Again according to Greenpeace, in the first nine months of last year, out of a total of 2,880 tonnes of plastic waste shipped directly from Italy to Malaysia, 46 per cent was sent to plants without the necessary permits. This means, among other things, that child labour is often used to treat the waste, without any protection or safety. Children, in short, are rummaging through our rubbish for a few pennies a day.

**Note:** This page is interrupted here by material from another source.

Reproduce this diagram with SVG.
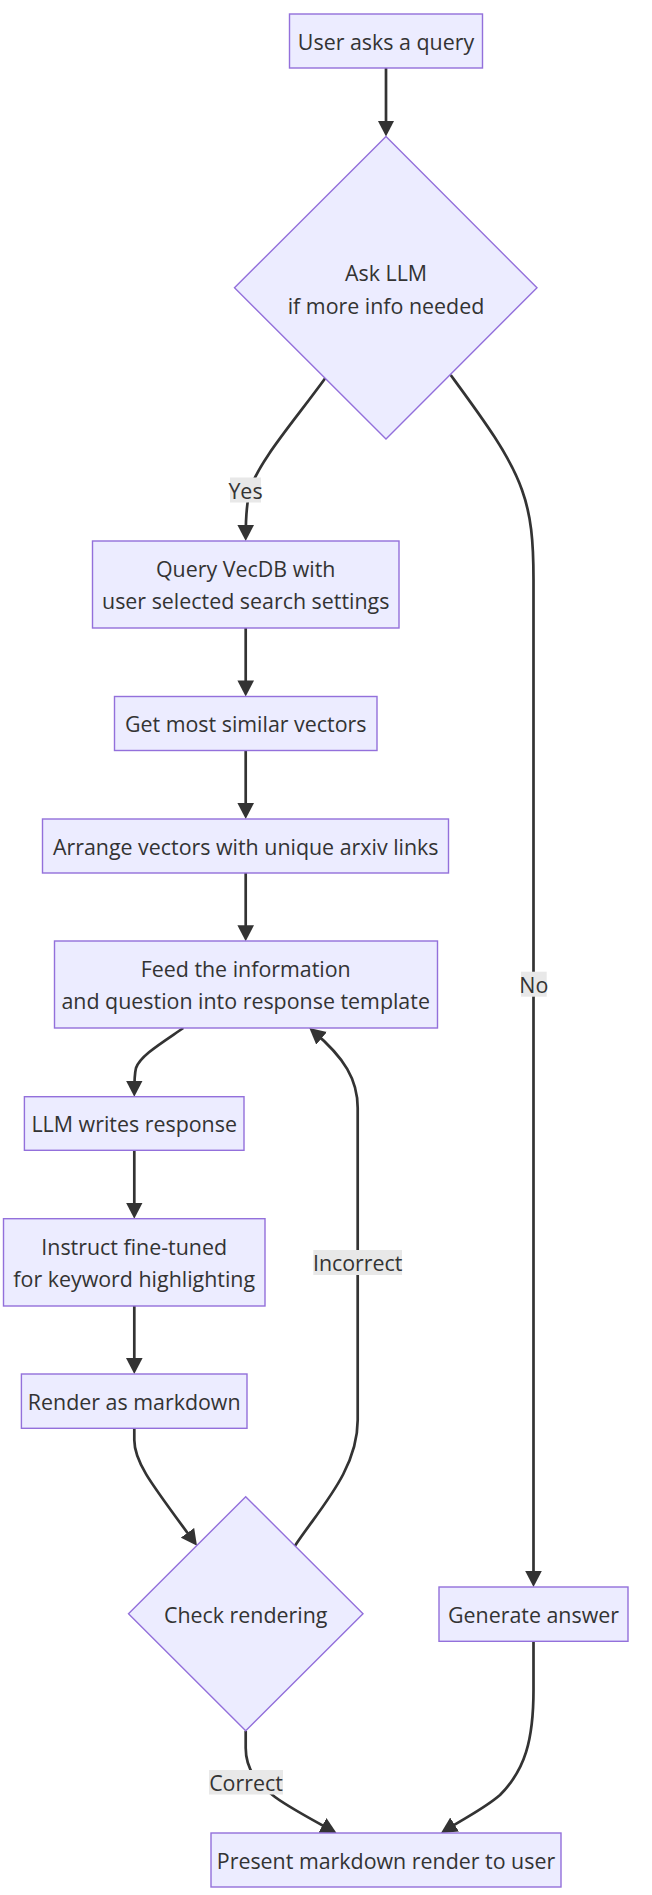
<svg xmlns="http://www.w3.org/2000/svg" width="652" height="1895" viewBox="0 0 652 1895">
<defs>
<marker id="arr" markerUnits="userSpaceOnUse" markerWidth="17" markerHeight="17" refX="12" refY="8.3" orient="auto">
<path d="M0,0 L16,8.3 L0,16.6 z" fill="#333333"/>
</marker>
<style>
.node rect, .node polygon { fill: #ECECFF; stroke: #9370DB; stroke-width: 1.4; }
.node text, .lbl text { font-family: "Open Sans", "Noto Sans", "Liberation Sans", sans-serif; font-size: 21.4px; fill: #333333; text-anchor: middle; dominant-baseline: central; }
.edges path { fill: none; stroke: #333333; stroke-width: 2.7; marker-end: url(#arr); }
.lbl rect { fill: #E8E8E8; }
</style>
</defs>
<rect width="652" height="1895" fill="#ffffff"/>
<g id="connectors" class="edges">
<path d="M386,68 L386,132.5"/>
<path d="M325.2,378.3 C295,420 258,462 250,490 C246,505 245.7,520 245.7,537"/>
<path d="M245.7,628 L245.7,692.4"/>
<path d="M245.7,750.5 L245.7,815"/>
<path d="M245.7,873 L245.7,937.3"/>
<path d="M183.3,1028 C160,1044 140,1056 136,1068 C134.5,1074 134.3,1082 134.3,1092.7"/>
<path d="M134.3,1150.3 L134.3,1214.7"/>
<path d="M134.3,1306 L134.3,1370"/>
<path d="M134.3,1428.3 L134.3,1440 C134.3,1462 150,1482 194.6,1542.5"/>
<path d="M295,1545.7 C320,1508 357.7,1470 357.7,1420 L357.7,1108 C357.7,1080 345,1058 312.4,1030.6"/>
<path d="M245.7,1730.7 L245.7,1748 C245.7,1770 258,1784 275,1797 C290,1808 315.4,1821.5 333,1831.1"/>
<path d="M450.7,375 C480,415 510,455 522,490 C531,515 533.5,540 533.5,580 L533.5,1583"/>
<path d="M533.5,1641.3 L533.5,1690 C533.5,1740 525,1770 500,1795 C485,1808 470,1815 444.4,1830.9"/>
</g>
<g id="edge-labels">
<g class="lbl" id="lbl-yes"><rect x="230" y="477.5" width="31" height="25"/><text x="245.5" y="490">Yes</text></g>
<g class="lbl" id="lbl-no"><rect x="521" y="971.7" width="25.7" height="25"/><text x="533.8" y="984">No</text></g>
<g class="lbl" id="lbl-incorrect"><rect x="313.3" y="1250" width="88.7" height="25"/><text x="357.7" y="1262.5">Incorrect</text></g>
<g class="lbl" id="lbl-correct"><rect x="209" y="1770" width="74" height="24.5"/><text x="246" y="1782">Correct</text></g>
</g>
<g id="user" class="node"><rect x="289.5" y="14" width="193" height="54"/><text x="386" y="41">User asks a query</text></g>
<g id="ask" class="node"><polygon points="386,136.5 537,287.8 386,439 234.5,287.8"/><text x="386" y="272.6">Ask LLM</text><text x="386" y="305">if more info needed</text></g>
<g id="query" class="node"><rect x="92.5" y="541" width="306.5" height="87"/><text x="245.7" y="568.4">Query VecDB with</text><text x="245.7" y="600.8">user selected search settings</text></g>
<g id="get" class="node"><rect x="114.5" y="696.5" width="262.5" height="54"/><text x="245.7" y="723.5">Get most similar vectors</text></g>
<g id="arrange" class="node"><rect x="42.5" y="819" width="406" height="54"/><text x="245.7" y="846">Arrange vectors with unique arxiv links</text></g>
<g id="feed" class="node"><rect x="54.5" y="941" width="383" height="87"/><text x="245.7" y="968.3">Feed the information</text><text x="245.7" y="1000.7">and question into response template</text></g>
<g id="llm" class="node"><rect x="24.4" y="1096.7" width="219.6" height="53.6"/><text x="134.2" y="1123.5">LLM writes response</text></g>
<g id="instruct" class="node"><rect x="3.5" y="1218.7" width="261.5" height="87.3"/><text x="134.2" y="1246.2">Instruct fine-tuned</text><text x="134.2" y="1278.6">for keyword highlighting</text></g>
<g id="render" class="node"><rect x="21.4" y="1374" width="225.6" height="54.3"/><text x="134.2" y="1401">Render as markdown</text></g>
<g id="check" class="node"><polygon points="245.7,1496.7 363,1613.7 245.7,1730.7 128.5,1613.7"/><text x="245.7" y="1614.5">Check rendering</text></g>
<g id="generate" class="node"><rect x="439" y="1587" width="189" height="54.3"/><text x="533.5" y="1614">Generate answer</text></g>
<g id="present" class="node"><rect x="211" y="1833" width="350" height="54"/><text x="386" y="1860">Present markdown render to user</text></g>
</svg>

According to the data collected from Environmental Sciences Europe, dating back to 2019, rich countries have exported more than 172 million tonnes of plastic in the last 30 years. This waste has landed in 33 different African countries. The value of plastics moved to the African continent amount to $285 billion USD.

 

The role of the big lobbies

 

Yet emerging African countries are among the most environmentally conscious: many have already banned the use of disposable plastics, well before countries with more advanced economies, and despite the fact that they are constantly hampered by the big plastic (and therefore oil) lobbies that try in every way to maintain the status quo. Understand for yourself who has the upper hand, who has the most economic and legal means and who therefore continues to rage unpunished and without any responsibility

Of course, perhaps in Europe these great giants clear their conscience with a bit of greenwashing while they continue, together with politicians all over the world, to support the systematic "trade" of waste that is flooding the poorest countries with our rubbish. They show us images of Asian rivers completely overflowing with waste and make us believe that they are all produced locally, when this is not the case, most of that waste comes from Europe or the United States. It is our waste. The waste we thought we had sent for recycling.

 

Reducing plastic (especially disposable plastic) is the only solution.

 

Recycling is not the solution. Not for plastic, at least. Reducing the production, consumption and trade of this substance is the only possible solution at the moment. Unfortunately, the collapse in oil prices has made plastics even more attractive to world trade giants: producing plastic packaging is even cheaper than before and glass and metals cannot keep up.  Let's just hope that consumers are wiser than the big international giants.